*GIVEN INFORMATION*.
[start]

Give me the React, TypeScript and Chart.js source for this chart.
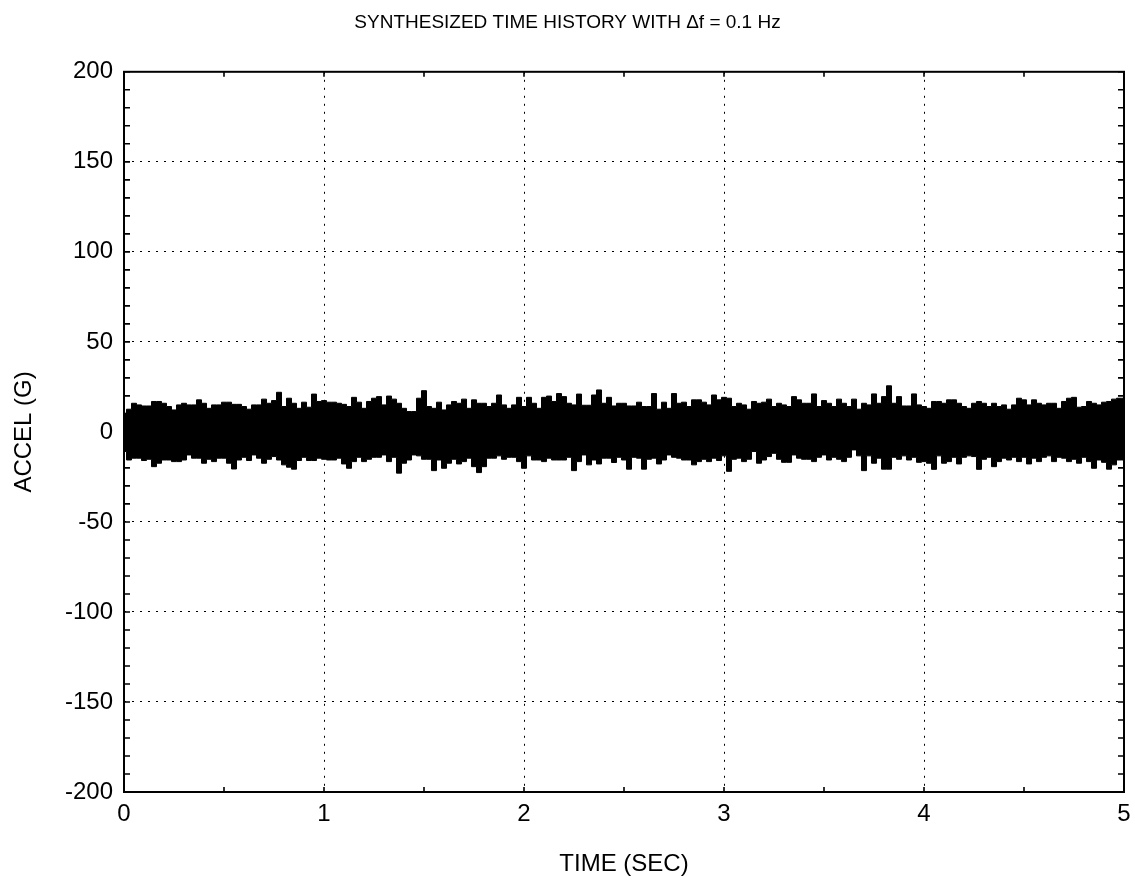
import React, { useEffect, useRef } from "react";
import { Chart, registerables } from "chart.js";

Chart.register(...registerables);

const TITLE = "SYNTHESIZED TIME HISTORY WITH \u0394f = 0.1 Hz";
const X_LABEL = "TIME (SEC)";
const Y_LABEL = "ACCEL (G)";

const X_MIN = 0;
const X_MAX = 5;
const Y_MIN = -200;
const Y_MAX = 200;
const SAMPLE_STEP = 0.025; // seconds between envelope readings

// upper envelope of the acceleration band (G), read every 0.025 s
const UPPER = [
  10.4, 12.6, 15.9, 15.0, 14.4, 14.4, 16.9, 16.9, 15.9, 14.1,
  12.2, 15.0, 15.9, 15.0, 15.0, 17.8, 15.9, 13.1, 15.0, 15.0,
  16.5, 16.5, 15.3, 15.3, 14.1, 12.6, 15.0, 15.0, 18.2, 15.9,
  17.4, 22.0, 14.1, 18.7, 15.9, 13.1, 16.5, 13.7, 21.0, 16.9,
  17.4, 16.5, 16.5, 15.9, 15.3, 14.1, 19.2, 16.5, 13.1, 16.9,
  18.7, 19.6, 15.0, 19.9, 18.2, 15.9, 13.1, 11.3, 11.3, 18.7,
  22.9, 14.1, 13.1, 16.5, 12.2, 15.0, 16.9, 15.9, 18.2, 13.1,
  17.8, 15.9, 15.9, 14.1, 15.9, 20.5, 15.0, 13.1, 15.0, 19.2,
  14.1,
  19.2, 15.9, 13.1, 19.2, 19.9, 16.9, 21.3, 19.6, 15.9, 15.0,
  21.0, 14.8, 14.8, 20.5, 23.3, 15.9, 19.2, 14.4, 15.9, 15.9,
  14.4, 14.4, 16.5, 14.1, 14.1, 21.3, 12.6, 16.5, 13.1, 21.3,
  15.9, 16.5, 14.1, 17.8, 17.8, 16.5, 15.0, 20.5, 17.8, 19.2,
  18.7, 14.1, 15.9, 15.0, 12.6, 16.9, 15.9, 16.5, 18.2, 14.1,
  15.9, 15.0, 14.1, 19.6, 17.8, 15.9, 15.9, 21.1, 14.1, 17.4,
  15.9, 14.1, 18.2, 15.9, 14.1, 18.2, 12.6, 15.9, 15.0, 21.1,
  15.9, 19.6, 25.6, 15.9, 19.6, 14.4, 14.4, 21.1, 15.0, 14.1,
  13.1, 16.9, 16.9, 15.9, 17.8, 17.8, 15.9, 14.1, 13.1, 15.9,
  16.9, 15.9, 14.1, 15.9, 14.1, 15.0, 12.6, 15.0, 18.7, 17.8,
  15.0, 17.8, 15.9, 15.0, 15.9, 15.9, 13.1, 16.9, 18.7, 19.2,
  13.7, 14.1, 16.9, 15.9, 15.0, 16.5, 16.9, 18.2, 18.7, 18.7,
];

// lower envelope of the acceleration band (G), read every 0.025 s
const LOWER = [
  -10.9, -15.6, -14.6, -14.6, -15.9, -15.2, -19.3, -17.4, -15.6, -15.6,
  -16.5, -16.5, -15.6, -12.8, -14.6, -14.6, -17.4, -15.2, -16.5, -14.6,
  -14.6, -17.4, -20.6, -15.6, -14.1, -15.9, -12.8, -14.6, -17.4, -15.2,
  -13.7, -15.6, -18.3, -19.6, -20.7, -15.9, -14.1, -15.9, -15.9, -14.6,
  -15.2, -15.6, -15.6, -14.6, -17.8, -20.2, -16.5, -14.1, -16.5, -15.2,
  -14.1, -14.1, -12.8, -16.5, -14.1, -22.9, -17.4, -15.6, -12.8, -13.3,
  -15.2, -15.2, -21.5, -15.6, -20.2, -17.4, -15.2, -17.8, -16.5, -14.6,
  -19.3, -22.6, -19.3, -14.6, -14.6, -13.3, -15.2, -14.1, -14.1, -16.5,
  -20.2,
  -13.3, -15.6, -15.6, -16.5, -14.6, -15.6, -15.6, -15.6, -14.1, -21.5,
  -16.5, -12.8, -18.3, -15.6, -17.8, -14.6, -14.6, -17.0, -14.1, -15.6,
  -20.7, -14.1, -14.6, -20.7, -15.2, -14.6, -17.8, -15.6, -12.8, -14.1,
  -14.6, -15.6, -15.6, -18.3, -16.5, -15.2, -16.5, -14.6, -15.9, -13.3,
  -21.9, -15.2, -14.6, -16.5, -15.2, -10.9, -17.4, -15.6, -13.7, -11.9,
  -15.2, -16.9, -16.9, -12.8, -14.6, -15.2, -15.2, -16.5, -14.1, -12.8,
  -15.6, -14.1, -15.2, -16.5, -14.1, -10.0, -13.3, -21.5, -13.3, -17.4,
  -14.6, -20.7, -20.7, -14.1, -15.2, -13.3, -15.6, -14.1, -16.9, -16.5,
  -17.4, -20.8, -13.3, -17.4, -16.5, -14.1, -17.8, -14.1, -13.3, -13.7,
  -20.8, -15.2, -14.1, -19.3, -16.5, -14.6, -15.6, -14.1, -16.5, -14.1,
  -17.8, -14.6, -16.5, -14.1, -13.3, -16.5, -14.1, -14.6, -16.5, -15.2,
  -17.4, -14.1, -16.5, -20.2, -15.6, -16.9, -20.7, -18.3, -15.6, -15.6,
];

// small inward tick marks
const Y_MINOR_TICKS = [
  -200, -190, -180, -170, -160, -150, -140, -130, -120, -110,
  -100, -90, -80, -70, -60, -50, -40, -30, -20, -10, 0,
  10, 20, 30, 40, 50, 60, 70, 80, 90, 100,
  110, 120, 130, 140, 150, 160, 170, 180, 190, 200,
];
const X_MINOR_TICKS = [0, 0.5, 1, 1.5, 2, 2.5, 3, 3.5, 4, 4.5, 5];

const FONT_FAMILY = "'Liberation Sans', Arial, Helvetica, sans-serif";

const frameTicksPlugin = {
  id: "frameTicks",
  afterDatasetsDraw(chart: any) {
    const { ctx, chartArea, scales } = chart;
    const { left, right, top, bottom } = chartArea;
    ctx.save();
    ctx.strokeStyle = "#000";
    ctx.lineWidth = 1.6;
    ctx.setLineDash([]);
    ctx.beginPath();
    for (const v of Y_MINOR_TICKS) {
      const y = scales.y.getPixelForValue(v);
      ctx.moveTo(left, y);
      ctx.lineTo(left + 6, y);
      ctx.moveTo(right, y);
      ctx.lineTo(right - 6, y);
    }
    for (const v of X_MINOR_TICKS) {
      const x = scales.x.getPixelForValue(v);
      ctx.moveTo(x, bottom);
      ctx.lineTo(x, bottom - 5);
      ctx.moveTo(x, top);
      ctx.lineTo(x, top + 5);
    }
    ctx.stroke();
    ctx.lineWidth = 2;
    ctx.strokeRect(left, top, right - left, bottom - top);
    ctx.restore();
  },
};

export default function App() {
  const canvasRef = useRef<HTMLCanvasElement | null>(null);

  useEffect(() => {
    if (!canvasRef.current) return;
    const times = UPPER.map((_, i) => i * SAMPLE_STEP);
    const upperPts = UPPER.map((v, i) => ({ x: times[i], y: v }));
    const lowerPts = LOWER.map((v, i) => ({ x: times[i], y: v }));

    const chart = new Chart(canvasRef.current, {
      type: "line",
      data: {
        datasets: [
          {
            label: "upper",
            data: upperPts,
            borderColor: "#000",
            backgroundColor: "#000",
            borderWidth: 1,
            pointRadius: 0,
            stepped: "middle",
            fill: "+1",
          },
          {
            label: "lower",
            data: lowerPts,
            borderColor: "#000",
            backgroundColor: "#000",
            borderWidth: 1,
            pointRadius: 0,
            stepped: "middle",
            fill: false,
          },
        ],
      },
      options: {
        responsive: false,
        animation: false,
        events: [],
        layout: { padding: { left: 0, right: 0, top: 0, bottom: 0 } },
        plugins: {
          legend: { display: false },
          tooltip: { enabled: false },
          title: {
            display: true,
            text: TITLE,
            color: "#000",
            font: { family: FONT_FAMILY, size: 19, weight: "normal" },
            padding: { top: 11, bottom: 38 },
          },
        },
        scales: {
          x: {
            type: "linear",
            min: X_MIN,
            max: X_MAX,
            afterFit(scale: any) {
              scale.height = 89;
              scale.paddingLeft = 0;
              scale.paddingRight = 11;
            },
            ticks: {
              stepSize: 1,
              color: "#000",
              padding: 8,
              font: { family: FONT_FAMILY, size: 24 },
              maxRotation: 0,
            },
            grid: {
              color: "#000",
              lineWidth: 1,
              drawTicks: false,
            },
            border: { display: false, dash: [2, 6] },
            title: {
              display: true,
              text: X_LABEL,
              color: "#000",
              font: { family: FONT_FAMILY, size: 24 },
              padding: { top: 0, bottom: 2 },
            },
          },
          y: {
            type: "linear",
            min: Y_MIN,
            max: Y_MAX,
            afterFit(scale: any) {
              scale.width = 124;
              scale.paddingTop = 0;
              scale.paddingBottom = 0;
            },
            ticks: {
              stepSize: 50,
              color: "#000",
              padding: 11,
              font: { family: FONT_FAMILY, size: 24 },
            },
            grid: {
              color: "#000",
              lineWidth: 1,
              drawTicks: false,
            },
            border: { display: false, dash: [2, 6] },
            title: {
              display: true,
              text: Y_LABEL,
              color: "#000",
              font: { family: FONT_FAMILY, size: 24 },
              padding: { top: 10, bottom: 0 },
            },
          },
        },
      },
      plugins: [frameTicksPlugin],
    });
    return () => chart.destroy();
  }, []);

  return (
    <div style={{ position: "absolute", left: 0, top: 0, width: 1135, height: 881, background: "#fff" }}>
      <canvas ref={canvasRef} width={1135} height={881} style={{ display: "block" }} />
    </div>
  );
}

[end]

*CHALLENGE*.
Write out again exactly the lines from the start of the data above through the line containing "Chart.register(...registerables);", inclusive, excluding any pictures.

*FULL RESPONSE*.
Give me the React, TypeScript and Chart.js source for this chart.
import React, { useEffect, useRef } from "react";
import { Chart, registerables } from "chart.js";

Chart.register(...registerables);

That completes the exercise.